Précision sur la forme adoptée ou le genre: 

Crash est un long-métrage de fiction pouvant aisément entrer sous la rubrique du « drame social », du « drame psychologique ou de la chronique ; cependant, l'effet cumulatif de ses histoires enchevêtrées lui donne plutôt l'allure d'une fable urbaine ou d'une allégorie.

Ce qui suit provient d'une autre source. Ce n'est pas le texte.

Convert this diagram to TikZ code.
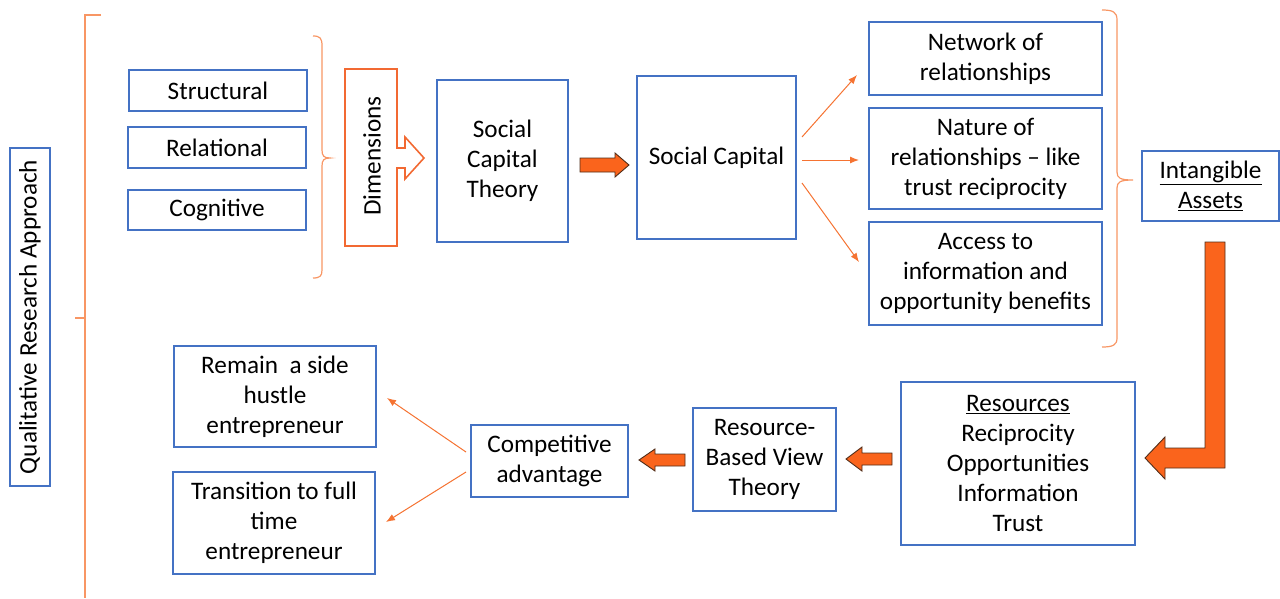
\documentclass[tikz,border=0pt]{standalone}
\usepackage{fontspec}
\setmainfont{Carlito}
\usetikzlibrary{calc,arrows.meta}
\definecolor{boxblue}{RGB}{68,114,196}
\definecolor{braceorange}{RGB}{248,150,100}
\definecolor{lineorange}{RGB}{245,115,50}
\definecolor{fillorange}{RGB}{250,100,28}
\definecolor{arrowedge}{RGB}{80,45,25}
\definecolor{dimorange}{RGB}{242,105,50}
\begin{document}
\begin{tikzpicture}[x=1pt,y=-1pt,
  box/.style={draw=boxblue,line width=1.6pt,rectangle,inner sep=0pt,align=center,
    font=\fontsize{25.2}{30}\selectfont,text=black},
  plain/.style={inner sep=0pt,align=center,font=\fontsize{25.2}{30}\selectfont,text=black},
  bracel/.style={draw=braceorange,line width=1.2pt},
  thinarrow/.style={draw=lineorange,line width=1pt,-{Latex[length=9pt,width=7pt]}},
  blockarrow/.style={fill=fillorange,draw=arrowedge,line width=0.9pt,line join=miter}
]
\useasboundingbox (0,0) rectangle (1280,598);

% left bracket
\draw[bracel] (101,15) -- (85,15) -- (85,598);
\draw[bracel] (75,318) -- (85,318);
\node[box,rotate=90,minimum width=338,minimum height=40,font=\fontsize{25.2}{30}\selectfont] (qual) at (30,317) {Qualitative Research Approach};

% dimension boxes
\node[box,minimum width=178,minimum height=41] (struct) at (218,90.5) {Structural};
\node[box,minimum width=178,minimum height=41] (relat) at (217,147.5) {Relational};
\node[box,minimum width=178,minimum height=40] (cogn) at (217,210) {Cognitive};

% brace
\draw[bracel] (313,36) .. controls (320,36) and (322,38) .. (322,46) -- (322,150)
  .. controls (322,156) and (324,158) .. (330,158)
  .. controls (324,158) and (322,160) .. (322,166) -- (322,270)
  .. controls (322,276) and (320,278) .. (313,278);

% Dimensions callout arrow
\draw[draw=dimorange,line width=1.6pt,line join=miter] (345,69) -- (397,69) -- (397,148) -- (405,148) -- (405,137) -- (424,158) -- (405,179) -- (405,168) -- (397,168) -- (397,246) -- (345,246) -- cycle;
\node[plain,rotate=90] (dims) at (372,156) {Dimensions};

\node[box,minimum width=131,minimum height=162] (sct) at (502.5,161) {Social\\Capital\\Theory};
\node[box,minimum width=159,minimum height=163] (sc) at (716.5,157.5) {Social Capital};

% block arrow SCT -> SC
\draw[blockarrow] (580,158) -- (615,158) -- (615,153) -- (629,165) -- (615,177) -- (615,172) -- (580,172) -- cycle;

% three aspects
\node[box,minimum width=233,minimum height=73] (net) at (985.5,58.5) {Network of\\relationships};
\node[box,minimum width=233,minimum height=101] (nat) at (985.5,158.5) {Nature of\\relationships -- like\\trust reciprocity};
\node[box,minimum width=233,minimum height=103] (acc) at (985.5,273.5) {Access to\\information and\\opportunity benefits};

\coordinate (s1) at (802,137); \coordinate (e1) at (857,75);
\coordinate (s2) at (802,160); \coordinate (e2) at (859,160);
\coordinate (s3) at (802,183); \coordinate (e3) at (859,262);
\draw[thinarrow] (s1) -- (e1);
\draw[thinarrow] (s2) -- (e2);
\draw[thinarrow] (s3) -- (e3);

% right brace
\draw[bracel] (1102,10) .. controls (1113,10) and (1117,12) .. (1117,20) -- (1117,172)
  .. controls (1117,178) and (1120,180) .. (1133,180)
  .. controls (1120,180) and (1117,182) .. (1117,188) -- (1117,338)
  .. controls (1117,345) and (1113,347) .. (1102,347);

\node[box,minimum width=137,minimum height=70] (intang) at (1210.5,186) {\underline{Intangible}\\\underline{Assets}};

% big L arrow
\draw[blockarrow] (1205,242) -- (1225,242) -- (1225,468) -- (1165,468) -- (1165,479) -- (1145,458) -- (1165,437) -- (1165,448) -- (1205,448) -- cycle;

\node[box,minimum width=234,minimum height=163] (res) at (1018,463.5) {\underline{Resources}\\Reciprocity\\Opportunities\\Information\\Trust};
\node[box,minimum width=143,minimum height=103] (rbv) at (764.5,459.5) {Resource-\\Based View\\Theory};

\draw[blockarrow] (892,453) -- (862,453) -- (862,447) -- (846,459) -- (862,471) -- (862,465) -- (892,465) -- cycle;

\node[box,minimum width=157,minimum height=72] (comp) at (549.5,461) {Competitive\\advantage};

\draw[blockarrow] (685,454) -- (655,454) -- (655,449) -- (639,460) -- (655,471) -- (655,466) -- (685,466) -- cycle;

\node[box,minimum width=202,minimum height=101] (remain) at (275,396.5) {Remain\ \ a side\\hustle\\entrepreneur};
\node[box,minimum width=202,minimum height=102] (trans) at (274,523) {Transition to full\\time\\entrepreneur};

\coordinate (s4) at (466,452); \coordinate (e4) at (387,398);
\coordinate (s5) at (466,472); \coordinate (e5) at (386,522);
\draw[thinarrow] (s4) -- (e4);
\draw[thinarrow] (s5) -- (e5);
\end{tikzpicture}
\end{document}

Précision sur les modalités énonciatives de l'œuvre: 

À l'instar des films tels que Magnolia (P.-T. Anderson, 1999) ou Short Cuts (R.Altman, 1993), Crash est un film choral, orchestrant coïncidences et intrigues autour du thème de l'intolérance. Ce faisant, il paraît évident que le cinéaste (qui est aussi coscénariste du film) a voulu éviter les pièges du prêche moralisateur et édifiant, quoiqu'on puisse se demander s'il a réussi. Car la méthode de Haggis se révèle assez simple : en somme, il s'agit de faire en sorte que chacun des personnages ait droit à au moins deux scènes. Tandis que l'une présentera le personnage sous un éclairage désavantageux, l'autre se chargera de lui apporter un moment de rédemption ou d'épiphanie, et pas nécessairement dans cet ordre. Ce faisant, le film exerce sur son spectateur un intéressant jeu de manipulation, puisque les attentes qu'a conditionnées en lui la «première» apparition du personnage sont généralement démontées par la scène suivante : le policier raciste peut être capable d'héroïsme et d'attention, le marchand iranien peut être à la fois une victime pitoyable et un individu irascible et borné, des personnages doués de conscience morale peuvent être poussés dans des situations lourdes de conséquences. Aussi, au cours de cette expérience de bruit et de fureur qui se veut plus viscérale qu'intellectuelle, le spectateur, déjoué sans arrêt dans ses attentes, est appelé à ressentir lui-même les impasses où mène l'ignorance de la plupart des personnages, lesquels sont très souvent coupables d'oblitérer la figure de l'autre derrière leurs préjugés raciaux. Mais si Haggis cherche à prouver ici que la réalité qu'il dépeint n'est jamais ni entièrement noire, ni entièrement blanche, c'est surtout qu'elle semble ici passer de l'un à l'autre, ce qui, en fait, réduit beaucoup le potentiel de sa démonstration pour la nuance.